**INFORMATION SHOWN:**

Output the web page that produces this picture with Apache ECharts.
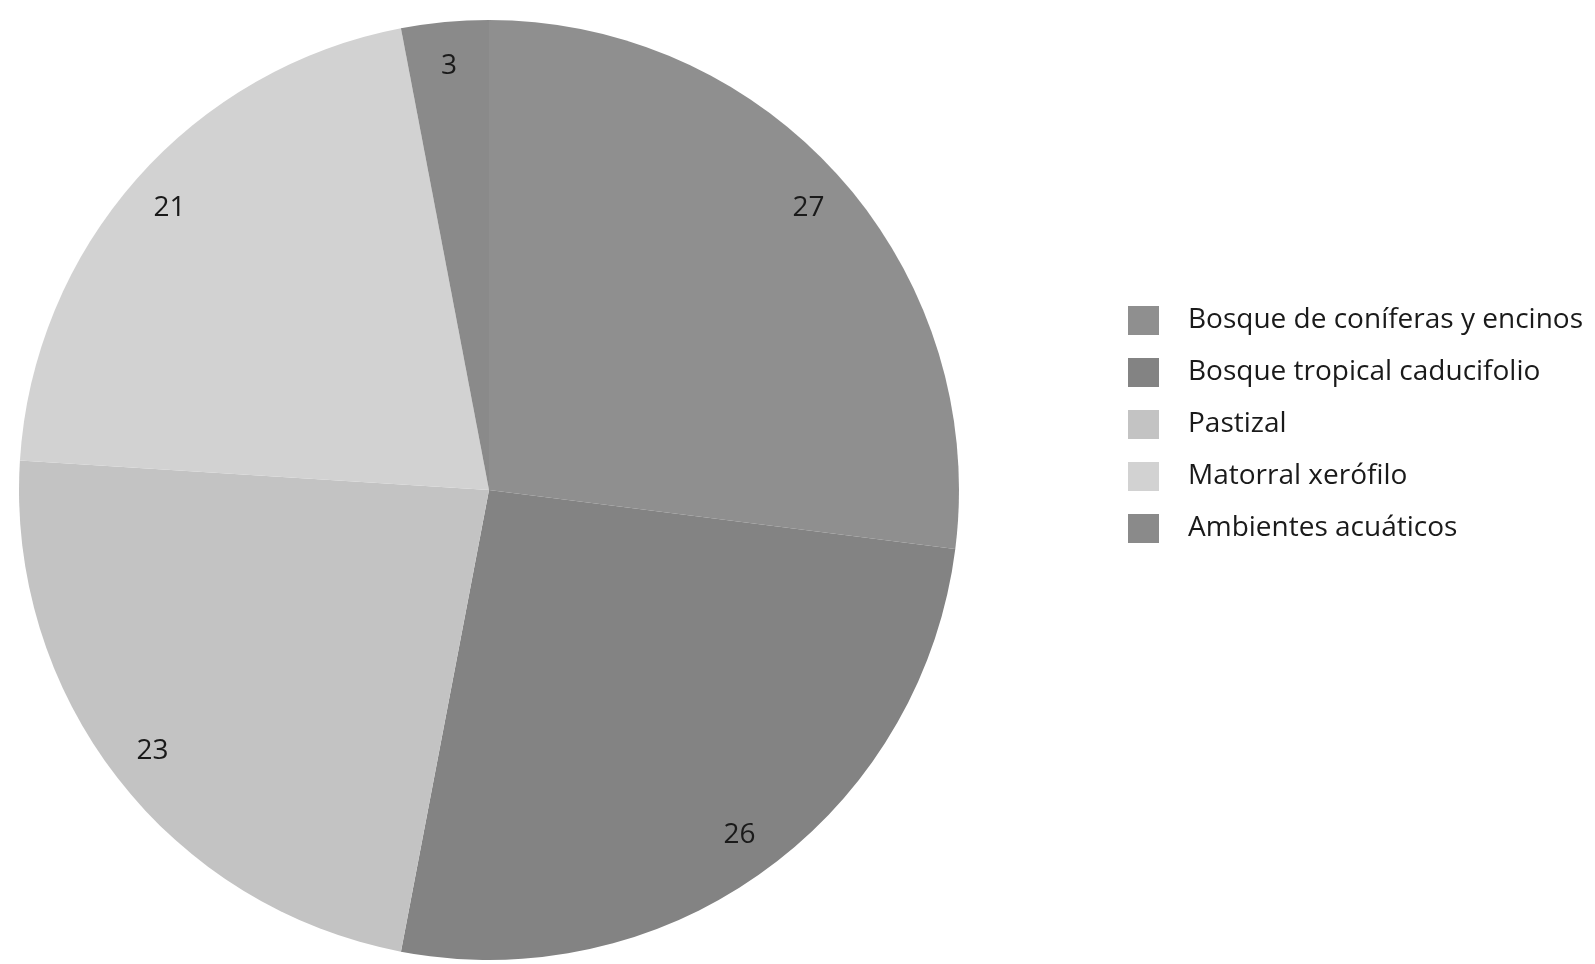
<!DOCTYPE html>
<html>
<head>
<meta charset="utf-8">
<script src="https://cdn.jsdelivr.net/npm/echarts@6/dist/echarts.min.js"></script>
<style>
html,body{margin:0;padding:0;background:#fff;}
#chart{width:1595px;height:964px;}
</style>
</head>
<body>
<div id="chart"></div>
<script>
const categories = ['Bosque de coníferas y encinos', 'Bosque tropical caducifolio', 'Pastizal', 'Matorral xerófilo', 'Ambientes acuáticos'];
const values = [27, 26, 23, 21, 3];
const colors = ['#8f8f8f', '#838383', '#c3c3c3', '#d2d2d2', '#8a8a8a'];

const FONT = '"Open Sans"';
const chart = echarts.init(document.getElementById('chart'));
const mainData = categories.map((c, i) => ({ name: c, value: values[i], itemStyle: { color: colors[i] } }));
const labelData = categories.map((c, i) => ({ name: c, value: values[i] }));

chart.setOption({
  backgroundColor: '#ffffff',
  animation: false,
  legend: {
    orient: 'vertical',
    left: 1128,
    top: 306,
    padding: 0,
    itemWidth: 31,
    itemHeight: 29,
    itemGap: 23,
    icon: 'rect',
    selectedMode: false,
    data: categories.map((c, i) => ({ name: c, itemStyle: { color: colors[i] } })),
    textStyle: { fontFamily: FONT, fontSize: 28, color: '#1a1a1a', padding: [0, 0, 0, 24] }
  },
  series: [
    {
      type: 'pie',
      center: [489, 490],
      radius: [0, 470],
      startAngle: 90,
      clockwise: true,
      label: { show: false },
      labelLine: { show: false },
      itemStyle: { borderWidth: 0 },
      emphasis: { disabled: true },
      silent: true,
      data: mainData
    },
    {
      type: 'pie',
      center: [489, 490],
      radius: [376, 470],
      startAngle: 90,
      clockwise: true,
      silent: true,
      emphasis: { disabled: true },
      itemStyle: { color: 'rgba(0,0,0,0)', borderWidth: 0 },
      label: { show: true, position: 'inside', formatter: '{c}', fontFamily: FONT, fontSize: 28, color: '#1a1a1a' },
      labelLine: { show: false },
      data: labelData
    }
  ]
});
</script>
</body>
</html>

**TASK GOAL:**
Print out the whole of the material word for word, without pictures.

**WRITTEN ANSWER:**
Output the web page that produces this picture with Apache ECharts.
<!DOCTYPE html>
<html>
<head>
<meta charset="utf-8">
<script src="https://cdn.jsdelivr.net/npm/echarts@6/dist/echarts.min.js"></script>
<style>
html,body{margin:0;padding:0;background:#fff;}
#chart{width:1595px;height:964px;}
</style>
</head>
<body>
<div id="chart"></div>
<script>
const categories = ['Bosque de coníferas y encinos', 'Bosque tropical caducifolio', 'Pastizal', 'Matorral xerófilo', 'Ambientes acuáticos'];
const values = [27, 26, 23, 21, 3];
const colors = ['#8f8f8f', '#838383', '#c3c3c3', '#d2d2d2', '#8a8a8a'];

const FONT = '"Open Sans"';
const chart = echarts.init(document.getElementById('chart'));
const mainData = categories.map((c, i) => ({ name: c, value: values[i], itemStyle: { color: colors[i] } }));
const labelData = categories.map((c, i) => ({ name: c, value: values[i] }));

chart.setOption({
  backgroundColor: '#ffffff',
  animation: false,
  legend: {
    orient: 'vertical',
    left: 1128,
    top: 306,
    padding: 0,
    itemWidth: 31,
    itemHeight: 29,
    itemGap: 23,
    icon: 'rect',
    selectedMode: false,
    data: categories.map((c, i) => ({ name: c, itemStyle: { color: colors[i] } })),
    textStyle: { fontFamily: FONT, fontSize: 28, color: '#1a1a1a', padding: [0, 0, 0, 24] }
  },
  series: [
    {
      type: 'pie',
      center: [489, 490],
      radius: [0, 470],
      startAngle: 90,
      clockwise: true,
      label: { show: false },
      labelLine: { show: false },
      itemStyle: { borderWidth: 0 },
      emphasis: { disabled: true },
      silent: true,
      data: mainData
    },
    {
      type: 'pie',
      center: [489, 490],
      radius: [376, 470],
      startAngle: 90,
      clockwise: true,
      silent: true,
      emphasis: { disabled: true },
      itemStyle: { color: 'rgba(0,0,0,0)', borderWidth: 0 },
      label: { show: true, position: 'inside', formatter: '{c}', fontFamily: FONT, fontSize: 28, color: '#1a1a1a' },
      labelLine: { show: false },
      data: labelData
    }
  ]
});
</script>
</body>
</html>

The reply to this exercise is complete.